[Work to complete]
Could the lines from the start of the data through the line with "const labelAccel = [4.0, 2.2, 0.5];" be set down exactly, with no pictures among them?

[Given information]
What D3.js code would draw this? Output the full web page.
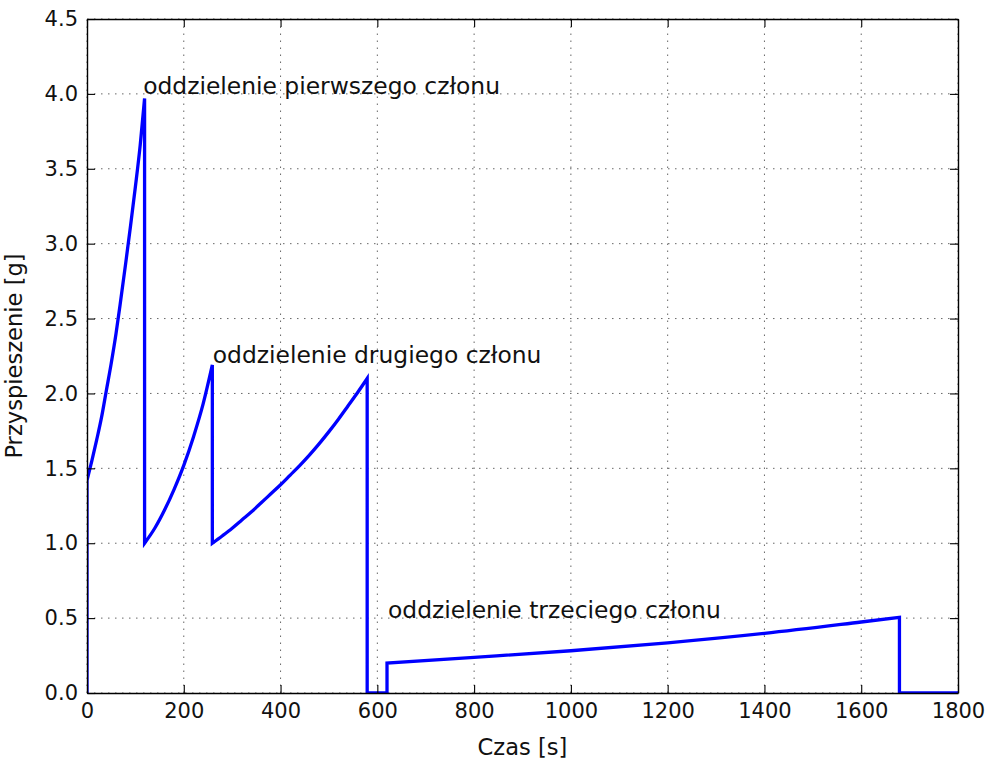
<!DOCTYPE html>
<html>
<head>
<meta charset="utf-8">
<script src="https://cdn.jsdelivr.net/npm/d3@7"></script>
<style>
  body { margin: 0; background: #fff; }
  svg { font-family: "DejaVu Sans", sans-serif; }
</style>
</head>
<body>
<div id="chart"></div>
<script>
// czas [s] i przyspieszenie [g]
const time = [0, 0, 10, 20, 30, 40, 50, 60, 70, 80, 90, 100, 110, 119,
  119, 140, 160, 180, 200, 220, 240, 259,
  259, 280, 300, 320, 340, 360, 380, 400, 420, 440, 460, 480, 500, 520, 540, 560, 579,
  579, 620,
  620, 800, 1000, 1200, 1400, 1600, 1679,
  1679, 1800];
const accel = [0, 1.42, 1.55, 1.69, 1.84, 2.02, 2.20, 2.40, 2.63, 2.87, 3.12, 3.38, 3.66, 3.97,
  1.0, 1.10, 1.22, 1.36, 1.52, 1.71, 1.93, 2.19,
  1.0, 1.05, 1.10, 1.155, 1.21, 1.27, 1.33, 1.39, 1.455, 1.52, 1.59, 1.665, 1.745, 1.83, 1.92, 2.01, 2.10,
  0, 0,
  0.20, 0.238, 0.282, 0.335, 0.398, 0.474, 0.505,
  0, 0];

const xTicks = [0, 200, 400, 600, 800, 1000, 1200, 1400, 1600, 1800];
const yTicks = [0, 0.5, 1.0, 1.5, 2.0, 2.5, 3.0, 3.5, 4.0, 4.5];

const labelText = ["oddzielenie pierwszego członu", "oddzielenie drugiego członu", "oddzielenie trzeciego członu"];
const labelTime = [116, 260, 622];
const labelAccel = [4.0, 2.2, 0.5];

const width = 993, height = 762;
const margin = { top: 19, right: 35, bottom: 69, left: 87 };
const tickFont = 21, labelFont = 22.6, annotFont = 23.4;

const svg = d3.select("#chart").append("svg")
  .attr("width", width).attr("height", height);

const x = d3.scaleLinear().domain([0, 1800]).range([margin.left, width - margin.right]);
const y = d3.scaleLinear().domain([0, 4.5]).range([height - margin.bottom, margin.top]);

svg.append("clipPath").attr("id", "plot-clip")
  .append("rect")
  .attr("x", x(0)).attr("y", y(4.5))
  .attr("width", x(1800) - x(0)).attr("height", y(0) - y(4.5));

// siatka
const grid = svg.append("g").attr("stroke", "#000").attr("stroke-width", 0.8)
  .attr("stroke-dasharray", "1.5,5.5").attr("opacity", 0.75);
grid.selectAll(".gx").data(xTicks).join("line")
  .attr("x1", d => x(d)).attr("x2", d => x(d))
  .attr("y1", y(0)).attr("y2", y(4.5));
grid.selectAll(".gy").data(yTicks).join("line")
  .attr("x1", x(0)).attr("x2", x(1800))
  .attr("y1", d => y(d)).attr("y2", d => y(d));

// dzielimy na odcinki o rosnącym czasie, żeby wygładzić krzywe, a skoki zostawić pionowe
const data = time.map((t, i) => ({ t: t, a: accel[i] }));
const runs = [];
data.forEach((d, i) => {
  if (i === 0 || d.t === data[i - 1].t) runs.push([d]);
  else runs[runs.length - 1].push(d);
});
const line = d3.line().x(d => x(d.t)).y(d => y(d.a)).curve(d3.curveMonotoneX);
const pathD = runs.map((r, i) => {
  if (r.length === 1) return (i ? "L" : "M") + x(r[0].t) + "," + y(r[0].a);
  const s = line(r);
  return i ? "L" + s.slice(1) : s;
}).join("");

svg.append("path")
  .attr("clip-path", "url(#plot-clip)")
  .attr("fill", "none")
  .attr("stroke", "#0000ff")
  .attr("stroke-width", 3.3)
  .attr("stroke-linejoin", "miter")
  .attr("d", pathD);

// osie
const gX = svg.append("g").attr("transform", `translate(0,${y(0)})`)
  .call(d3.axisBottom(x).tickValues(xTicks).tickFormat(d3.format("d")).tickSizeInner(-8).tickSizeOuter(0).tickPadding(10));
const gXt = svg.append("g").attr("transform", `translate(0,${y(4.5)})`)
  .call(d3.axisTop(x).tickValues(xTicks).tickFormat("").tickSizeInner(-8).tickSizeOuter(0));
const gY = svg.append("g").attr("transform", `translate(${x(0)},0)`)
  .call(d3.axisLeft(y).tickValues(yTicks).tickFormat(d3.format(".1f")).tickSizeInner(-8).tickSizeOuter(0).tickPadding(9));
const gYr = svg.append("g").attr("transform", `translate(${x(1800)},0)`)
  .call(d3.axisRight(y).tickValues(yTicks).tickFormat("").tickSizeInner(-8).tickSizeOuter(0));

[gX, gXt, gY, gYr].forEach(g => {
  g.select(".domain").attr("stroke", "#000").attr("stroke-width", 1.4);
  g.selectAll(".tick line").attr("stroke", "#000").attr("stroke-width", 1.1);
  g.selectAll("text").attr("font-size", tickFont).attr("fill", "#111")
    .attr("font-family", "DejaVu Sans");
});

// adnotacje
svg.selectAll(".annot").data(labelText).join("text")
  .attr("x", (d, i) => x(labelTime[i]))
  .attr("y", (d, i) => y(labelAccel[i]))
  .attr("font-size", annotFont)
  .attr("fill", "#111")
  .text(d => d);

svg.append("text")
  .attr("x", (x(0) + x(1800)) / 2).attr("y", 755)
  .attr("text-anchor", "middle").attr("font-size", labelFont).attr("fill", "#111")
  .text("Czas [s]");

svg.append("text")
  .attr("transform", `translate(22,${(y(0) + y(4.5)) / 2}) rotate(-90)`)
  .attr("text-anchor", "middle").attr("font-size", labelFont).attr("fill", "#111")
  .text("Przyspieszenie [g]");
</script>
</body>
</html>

[Response to this exercise]
What D3.js code would draw this? Output the full web page.
<!DOCTYPE html>
<html>
<head>
<meta charset="utf-8">
<script src="https://cdn.jsdelivr.net/npm/d3@7"></script>
<style>
  body { margin: 0; background: #fff; }
  svg { font-family: "DejaVu Sans", sans-serif; }
</style>
</head>
<body>
<div id="chart"></div>
<script>
// czas [s] i przyspieszenie [g]
const time = [0, 0, 10, 20, 30, 40, 50, 60, 70, 80, 90, 100, 110, 119,
  119, 140, 160, 180, 200, 220, 240, 259,
  259, 280, 300, 320, 340, 360, 380, 400, 420, 440, 460, 480, 500, 520, 540, 560, 579,
  579, 620,
  620, 800, 1000, 1200, 1400, 1600, 1679,
  1679, 1800];
const accel = [0, 1.42, 1.55, 1.69, 1.84, 2.02, 2.20, 2.40, 2.63, 2.87, 3.12, 3.38, 3.66, 3.97,
  1.0, 1.10, 1.22, 1.36, 1.52, 1.71, 1.93, 2.19,
  1.0, 1.05, 1.10, 1.155, 1.21, 1.27, 1.33, 1.39, 1.455, 1.52, 1.59, 1.665, 1.745, 1.83, 1.92, 2.01, 2.10,
  0, 0,
  0.20, 0.238, 0.282, 0.335, 0.398, 0.474, 0.505,
  0, 0];

const xTicks = [0, 200, 400, 600, 800, 1000, 1200, 1400, 1600, 1800];
const yTicks = [0, 0.5, 1.0, 1.5, 2.0, 2.5, 3.0, 3.5, 4.0, 4.5];

const labelText = ["oddzielenie pierwszego członu", "oddzielenie drugiego członu", "oddzielenie trzeciego członu"];
const labelTime = [116, 260, 622];
const labelAccel = [4.0, 2.2, 0.5];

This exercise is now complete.